It went undiscovered for so long because its orbit is tilted at a 45-degree angle to the orbital plane of the other planets, Brown said.

 

The new planet, a body of rock and ice, orbits the Sun once every 560 years, he said.

Currently about 97 times further from the Sun than the Earth, the planet is the farthest known object in the solar system, and the third brightest of the Kuiper belt objects.

 

But Brown conceded that the discovery would likely rekindle debate over the definition of “planet” and whether Pluto should still be regarded as one.

Brown discovered what could be a new addition to the universe known to man along with colleagues Chad Trujillo, of the Gemini Observatory in Mauna Kea, Hawaii, and David Rabinowitz, of Yale University, on 8 January.

 

Scientists said they can infer the size of a solar system object by its brightness, just as one can infer the size of a faraway light bulb if one knows its wattage.


Reflectance still unknown
 

The reflectance on the planet is not yet known so it is not yet possible to tell how much light from the Sun is reflected away, but the amount of light the planet reflects puts a lower limit on its size, Brown said.

 

“I’d say it’s probably one and a half times the size of Pluto, but we’re not sure yet of the final size. We are 100% confident that this is the first object bigger than Pluto ever found in the outer solar system”

Mike Brown,
scientist from the California Institute of Technology

“Even if it reflected 100% of the light reaching it, it would still be as big as Pluto,” said Brown.

 

“I’d say it’s probably one and a half times the size of Pluto, but we’re not sure yet of the final size. We are 100% confident that this is the first object bigger than Pluto ever found in the outer solar system.”

 

The astronomers have proposed a name for the “planet” to the science’s governing body, the International Astronomical Union, and are awaiting the decision of this body before announcing it.

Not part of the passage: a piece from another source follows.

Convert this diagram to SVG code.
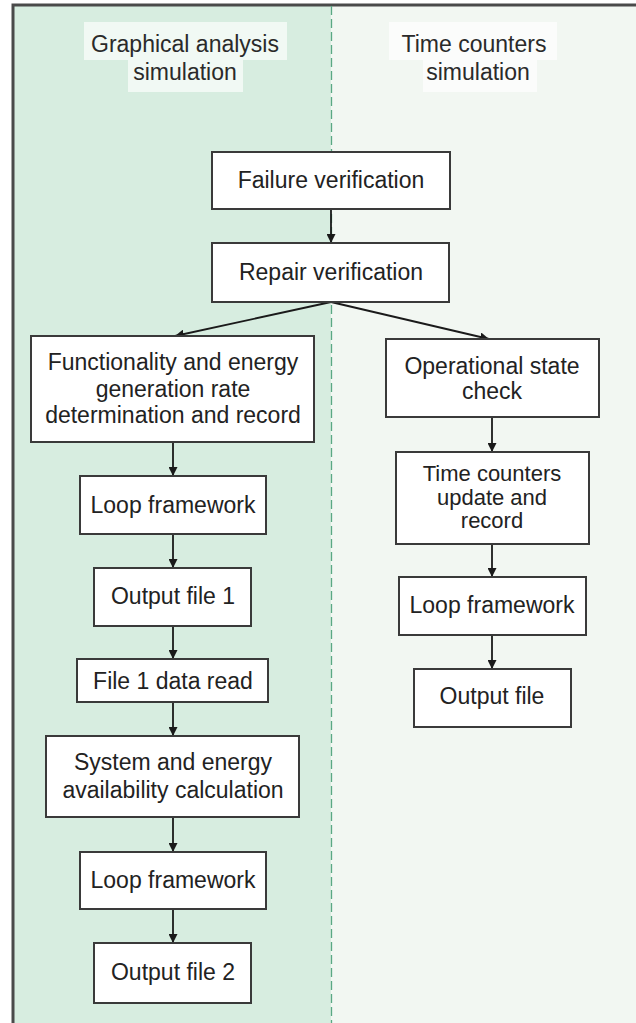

“It will be visible over the next six months and is currently almost  directly overhead in the early-morning eastern sky, in the constellation Cetus,” said Brown.


Hackers


News of the discovery was announced earlier than expected after hackers broke into Brown’s website and stole news of it, he charged.

The team had planned to keep the news secret until their research was completed, but a Spanish team said on Thursday that it had identified a large, bright object in the Kuiper belt surrounding the solar system.

 

Brown said “somebody with more cleverness than scruples” had uncovered what had been under wraps, forcing a public announcement.